Daily Telegraph: FSA Commanders Princes of War, Theft - Islamic Invitation Turkey
Syria

Daily Telegraph: FSA Commanders Princes of War, Theft

fsaUnder the title, “From Band of Brothers to Princes of War”, the daily telegraph detailed how the Syrian armed groups turned to an army of thieves and looters.

The so-called Free Syrian Army commander leant against the door of his four-wheel drive BMW X5 with tinted windows and watched as his men waded through the river on the Syrian border moving the barrels of smuggled petroleum to Turkey.

Feeling the smooth wedge of American bank notes he had just been given in exchange, he was suddenly proud of everything he had become.
In three short years he had risen from peasant to war lord: from a seller of cigarettes on the street of a provincial village to the ruler of a province, with a group to man his checkpoints and control these lucrative smuggling routes.

The FSA has now become a largely criminal enterprise, with commanders more concerned about profits from corruption, kidnapping and theft than fighting the regime, according to a series of interviews with The Sunday Telegraph.
“There are many leaders in the revolution that don’t want to make the regime fall because they are loving the conflict,” said Ahmad al-Knaitry, commander of the Omar Mokhtar brigade in the Jebel az-Zawiya area, south-west of Idlib city. “They have become princes of war; they spend millions of dollars, live in castles and have fancy cars.”

Almost three years later after the Syrian crisis, discussion now surrounds fears of the growing power of al-Qaeda’s Syrian outfit, the so-called Islamic State of Iraq and the Levant, and the criminality and corruption that grips rebel-held areas.
Syria’s north has been divided into a series of fiefdoms run by rival warlords.

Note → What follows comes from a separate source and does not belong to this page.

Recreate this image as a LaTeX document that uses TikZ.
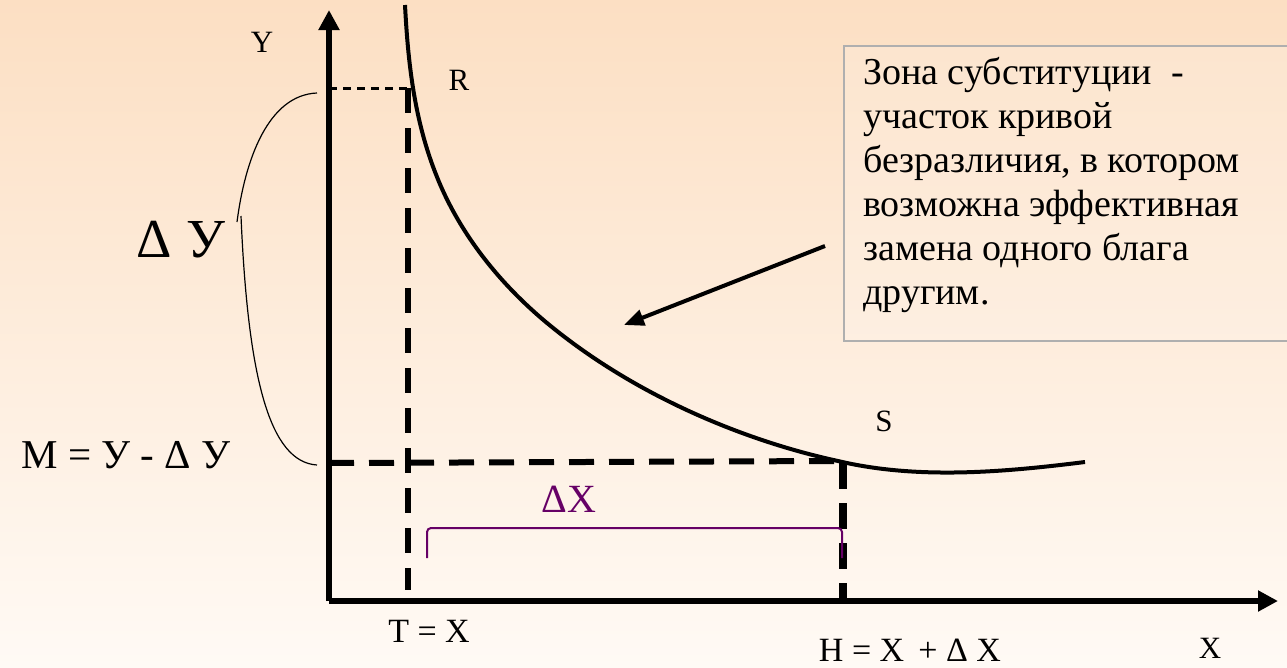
\documentclass[tikz,border=0pt]{standalone}
\usepackage{fontspec}
\setmainfont{Liberation Serif}
\usetikzlibrary{arrows.meta}
\definecolor{bgtop}{RGB}{252,223,195}
\definecolor{bgbot}{RGB}{255,250,245}
\definecolor{bracecol}{RGB}{102,0,102}
\definecolor{boxline}{RGB}{175,175,175}
\tikzset{
  axisline/.style={line width=6pt,-{Triangle[length=20pt,width=20pt]}},
  curveline/.style={line width=4pt},
  thindash/.style={line width=3pt,dash pattern=on 8pt off 6pt},
  thickdash/.style={line width=6pt,dash pattern=on 25pt off 15pt},
  heavydash/.style={line width=8pt,dash pattern=on 26pt off 14pt},
  thinbrace/.style={line width=1.2pt},
  lab/.style={inner sep=0pt,font=\fontsize{31}{36}\selectfont},
  eqlab/.style={inner sep=0pt,font=\fontsize{34}{40}\selectfont},
  biglab/.style={inner sep=0pt,font=\fontsize{55}{64}\selectfont},
  midlab/.style={inner sep=0pt,font=\fontsize{41}{48}\selectfont},
  notebox/.style={draw=boxline,line width=1.5pt,fill=white,fill opacity=0.15,minimum width=470pt,minimum height=295pt,inner sep=0pt},
  notetext/.style={inner xsep=20pt,inner ysep=12pt,align=left,font=\fontsize{38}{44}\selectfont},
  pointer/.style={line width=4pt,-{Triangle[length=20pt,width=16pt]}},
}
\begin{document}
\begin{tikzpicture}[x=1pt,y=-1pt]
\useasboundingbox (0,0) rectangle (1287,667);
\clip (0,0) rectangle (1287,667);
\shade[top color=bgtop,bottom color=bgbot] (0,0) rectangle (1287,667);

% named points
\coordinate (O) at (329,601);
\coordinate (ytip) at (329,10);
\coordinate (xtip) at (1278,601);
\coordinate (ctop) at (405,5);
\coordinate (R) at (411,88);
\coordinate (S) at (838,461);
\coordinate (cend) at (1085,462);
\coordinate (yR) at (329,88);
\coordinate (yM) at (329,463);
\coordinate (xT) at (408,590);
\coordinate (xTtop) at (408,88);
\coordinate (xH) at (843,601);
\coordinate (xHtop) at (843,463);

% axes
\draw[axisline] (O) -- (ytip);
\draw[axisline] (O) -- (xtip);

% dashed guides
\draw[thindash] (yR) -- (R);
\draw[thickdash] (xTtop) -- (xT);
\draw[thickdash] (yM) -- (S);
\draw[heavydash] (xHtop) -- (xH);

% indifference curve
\draw[curveline] (ctop) .. controls (408,62) and (414,120) .. (437,177)
  .. controls (457,227) and (493,278) .. (547,323)
  .. controls (637,397.5) and (748,441.6) .. (S)
  .. controls (918,480) and (1005,472) .. (cend);

% left brace (Delta Y)
\coordinate (b1) at (317,93);
\coordinate (b2) at (237,222);
\coordinate (b3) at (241,216);
\coordinate (b4) at (317,465);
\draw[thinbrace] (b1) .. controls (268,95) and (245,160) .. (b2);
\draw[thinbrace] (b3) .. controls (248,380) and (270,462) .. (b4);

% bottom brace (Delta X)
\coordinate (d1) at (427,558);
\coordinate (d2) at (842,558);
\draw[bracecol,line width=2pt,rounded corners=4pt] (d1) -- (427,528) -- (842,528) -- (d2);

% labels
\node[lab] (Ylab) at (262,42) {Y};
\node[lab] (Rlab) at (459,80) {R};
\node[lab] (Slab) at (884,421) {S};
\node[lab] (Xlab) at (1210,648) {X};
\node[eqlab] (Tlab) at (429,631) {T = X};
\node[eqlab] (Hlab) at (910,650) {H = X \,+ Δ X};
\node[biglab] (dYlab) at (181,240) {Δ У};
\node[midlab] (Mlab) at (126,455) {M = У - Δ У};
\node[inner sep=0pt,text=bracecol,font=\fontsize{40}{48}\selectfont] (dXlab) at (569,499) {ΔX};

% note box
\node[notebox,anchor=north west] (note) at (843,45) {};
\node[notetext,anchor=north west] (notetxt) at (note.north west) {Зона субституции \ -\\участок кривой\\безразличия, в котором\\возможна эффективная\\замена одного блага\\другим.};

% pointer arrow
\coordinate (p1) at (825,246);
\coordinate (p2) at (624,325);
\draw[pointer] (p1) -- (p2);
\end{tikzpicture}
\end{document}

With no overarching rule of law, every city, town and village comes under the control of a different commander. A myriad of checkpoints are dotted across the provinces: there are approximately 34 on the short road from the Turkish border to Aleppo alone. It is a dog-eat-dog existence, where men vie for control of territory, money, weapons and smuggling routes; it is, disgruntled civilians say, a competition for the spoils of war.

“I used to feel safe travelling around Aleppo and in [the neighbouring] Idlib province,” said one Aleppo resident who works with a local charity to distribute food to civilians in the area. “Now I am afraid to leave the street outside my home. Every time you move you risk being robbed, kidnapped, or beaten. It all depends on how the men on the checkpoints you are crossing feel that day.”

Fuel smuggling has burgeoned into a massive business, where smugglers and fighters take oil from the country’s rebel-held fields in the north, crudely refine it and pass it through illegal routes along the porous border with Turkey. Some brigades have given up the fight against the regime entirely to run the operations that line their own pockets; others are using it to fund their military actions, locals explained.

Some fighting groups manage the transfer of crude oil from the field to the refinery and then to the border, others have simply set up checkpoints that impose levies on smuggler gangs.
“Three years ago the rebels really wanted to fight the regime,” said Ahmed, an opposition activist living in Raqqa, close to the country’s oil repositories.
“But then the FSA started to control the borders and the fuel. After that it changed from a revolution to a battle for oil. I know rebel groups from Aleppo and Deir Ezzor, and even from Homs in the south of the country, that come here to get a share of the spoils.”

One officer, Ahmed Hamis, had been a representative in the Supreme Military Council for the Jisr al-Shugour area in Idlib province and had fought honestly against the regime, Mahmoud said. “Then a foreign sponsor started supporting him with money and weapons. He broke away to form a small gang.
“He has a lot of weapons but he hasn’t run one battle against the regime. He has no time for that because he has his own business, smuggling diesel and setting up checkpoints to levy taxes,” he said. “He also deals in kidnappings. If they catch a government soldier they’ll sell him back to his family.”

FSA commanders are increasingly using this to line their own pockets, focusing more on getting the sponsor’s funds than on the military operations, civilians and commanders have said.
Militants across the region expressed anger at the battle of Wadi Deif, a six-month siege of a huge military base which ended with the government retaining control of it.

Men who were in the battle told The Sunday Telegraph that their commanders had not wanted to end the battle because it was too profitable.

“Funds poured in from the Gulf states and Saudi Arabia,” said one fighter who asked not to be named. “And the siege itself made money: commanders were taking bribes from the Syrian regime to allow the regime to send food supplies to its men inside.”
For several months, foreign backers sent money and weapons to help finish the battle at Wadi Deif. It became, as one rebel put it, “like a like a chicken producing golden eggs”.

Suddenly many of the fighters bought new homes, and started flashing more money. One man said of Jamaal Marouf: “He had nothing before the revolution, now he drives around in his personal bullet proof car.”